No one purged or cleaned the conduit before installing new wire...
HOW can anyone think that a conduit has not been damaged after a fault of that magnitude?
Faults in sand will make glass.


From what I have seen many companies don't take cable pulling seriously. They assume that if you put a bunch of big dumb goons on the job everything will just work out.

The fact that the company that subbed the wire pull didn't test the cable themselves should tell you something.
 
Sorry for not providing more details in my original post.

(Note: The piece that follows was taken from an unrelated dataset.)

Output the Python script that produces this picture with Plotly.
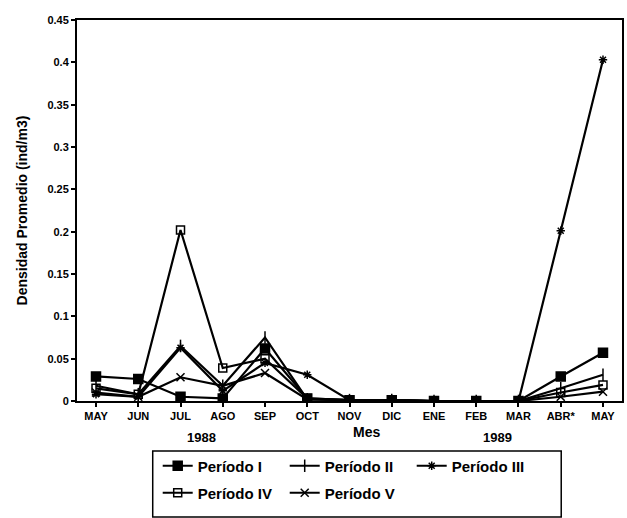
import plotly.graph_objects as go

# Monthly categories (May 1988 - May 1989)
meses = ["MAY", "JUN", "JUL", "AGO", "SEP", "OCT", "NOV", "DIC", "ENE", "FEB", "MAR", "ABR*", "MAY"]

# Average density (ind/m3) per sampling period
periodo_1 = [0.029, 0.026, 0.005, 0.003, 0.062, 0.003, 0.001, 0.001, 0.0, 0.0, 0.0, 0.029, 0.057]
periodo_2 = [0.018, 0.008, 0.065, 0.018, 0.075, 0.002, 0.001, 0.001, 0.0, 0.0, 0.0, 0.015, 0.031]
periodo_3 = [0.008, 0.005, 0.063, 0.012, 0.045, 0.031, 0.001, 0.001, 0.0, 0.0, 0.0, 0.201, 0.403]
periodo_4 = [0.015, 0.008, 0.202, 0.039, 0.05, 0.003, 0.001, 0.001, 0.0, 0.0, 0.0, 0.01, 0.019]
periodo_5 = [0.01, 0.005, 0.028, 0.018, 0.033, 0.002, 0.001, 0.001, 0.0, 0.0, 0.0, 0.005, 0.011]

nombres = ["Período I", "Período II", "Período III", "Período IV", "Período V"]
series = [periodo_1, periodo_2, periodo_3, periodo_4, periodo_5]
simbolos = ["square", "line-ns-open", "asterisk-open", "square-open", "x-thin-open"]
tamanos = [9, 9, 7, 8, 8]
leyendas = ["legend", "legend", "legend", "legend2", "legend2"]

y_ticks = [0, 0.05, 0.1, 0.15, 0.2, 0.25, 0.3, 0.35, 0.4, 0.45]
y_labels = ["0", "0.05", "0.1", "0.15", "0.2", "0.25", "0.3", "0.35", "0.4", "0.45"]

x_idx = list(range(len(meses)))

fig = go.Figure()
for nombre, vals, sim, tam, ley in zip(nombres, series, simbolos, tamanos, leyendas):
    fig.add_trace(go.Scatter(
        x=x_idx, y=vals, name=nombre, mode="lines+markers", legend=ley,
        line=dict(color="black", width=2.2),
        marker=dict(symbol=sim, size=tam, color="black",
                    line=dict(color="black", width=1.5)),
    ))

font_main = "Liberation Sans, Arial, sans-serif"
PLOT_L, PLOT_R, PLOT_T, PLOT_B = 77, 624, 20, 401
PW, PH = PLOT_R - PLOT_L, PLOT_B - PLOT_T


def px_x(x):
    return (x - PLOT_L) / PW


def px_y(y):
    return (PLOT_B - y) / PH


legend_style = dict(
    orientation="h", xanchor="left", yanchor="middle",
    font=dict(size=15, family=font_main, color="black", weight="bold"),
    bgcolor="rgba(0,0,0,0)", borderwidth=0, itemwidth=30,
    entrywidth=82, entrywidthmode="pixels",
)

fig.update_layout(
    width=627, height=518,
    margin=dict(l=PLOT_L, r=627 - PLOT_R, t=PLOT_T, b=518 - PLOT_B),
    plot_bgcolor="white", paper_bgcolor="white",
    font=dict(family=font_main, color="black"),
    showlegend=True,
    legend=dict(x=px_x(158), y=px_y(466), **legend_style),
    legend2=dict(x=px_x(158), y=px_y(493), **legend_style),
    xaxis=dict(
        range=[-0.45, 12.45],
        tickvals=x_idx, ticktext=meses,
        ticks="outside", ticklen=4, tickwidth=1.5, tickcolor="black",
        showline=True, linecolor="black", linewidth=2, mirror=True,
        showgrid=False, zeroline=False,
        tickfont=dict(size=11, family=font_main, color="black", weight="bold"),
    ),
    yaxis=dict(
        range=[0, 0.45],
        tickvals=y_ticks, ticktext=y_labels,
        ticks="outside", ticklen=4, tickwidth=1.5, tickcolor="black",
        showline=True, linecolor="black", linewidth=2, mirror=True,
        showgrid=False, zeroline=False,
        tickfont=dict(size=11, family=font_main, color="black", weight="bold"),
        title=dict(text="Densidad Promedio (ind/m3)", standoff=16,
                   font=dict(size=14, family=font_main, color="black", weight="bold")),
    ),
    annotations=[
        dict(x=2.5, y=px_y(437), xref="x", yref="paper", yanchor="middle",
             text="<b>1988</b>", showarrow=False, font=dict(size=13, family=font_main)),
        dict(x=6.4, y=px_y(432), xref="x", yref="paper", yanchor="middle",
             text="<b>Mes</b>", showarrow=False, font=dict(size=14, family=font_main)),
        dict(x=9.5, y=px_y(437), xref="x", yref="paper", yanchor="middle",
             text="<b>1989</b>", showarrow=False, font=dict(size=13, family=font_main)),
    ],
    shapes=[
        dict(type="rect", xref="paper", yref="paper",
             x0=px_x(153), x1=px_x(563), y0=px_y(517), y1=px_y(451),
             line=dict(color="black", width=1.5)),
    ],
)

fig.write_html("out.html")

I could write a novel about this project, but didn't want to detract from my main question about using the low IR-tested wire as a neutral feeder.


No one purged or cleaned the conduit before installing new wire...
HOW can anyone think that a conduit has not been damaged after a fault of that magnitude?
Faults in sand will make glass.


If you've been following the story of this project from 1.5 years ago, you will know that the installation contractor never cleaned, proofed, inspected, or lubricated our 15-year-old conduit (that had its opening buried under mud) before he pulled the original (16) 500 MCM aluminum wires. That is one of the reasons those wires failed. After those aluminum wires shorted and were pulled out, we (not the installation contractor) bought a 4" flexible rubber disc mandrel and pulled it through the conduit. In addition to some mud and sand, a handful of rocks came out of that conduit. We (not the installation contractor) also hired a company to borescope the conduit. Even thought all eight feeders in that conduit had literally blown apart, the conduit had no damage along its entire length.


This cleaning and inspection were done over a month ago when we were still battling the contractor over who was responsible for the damage to our feeders. A few days prior to the new copper wire pull on Friday, the contractor cleaned the conduit a second time by pulling through the rubber disc mandrel (which he borrowed from us, apparently because he figures he'll never need to swab any conduit on his other/future jobs so why buy his own).


So we do not believe the conduit was responsible for the fault in this one new copper wire.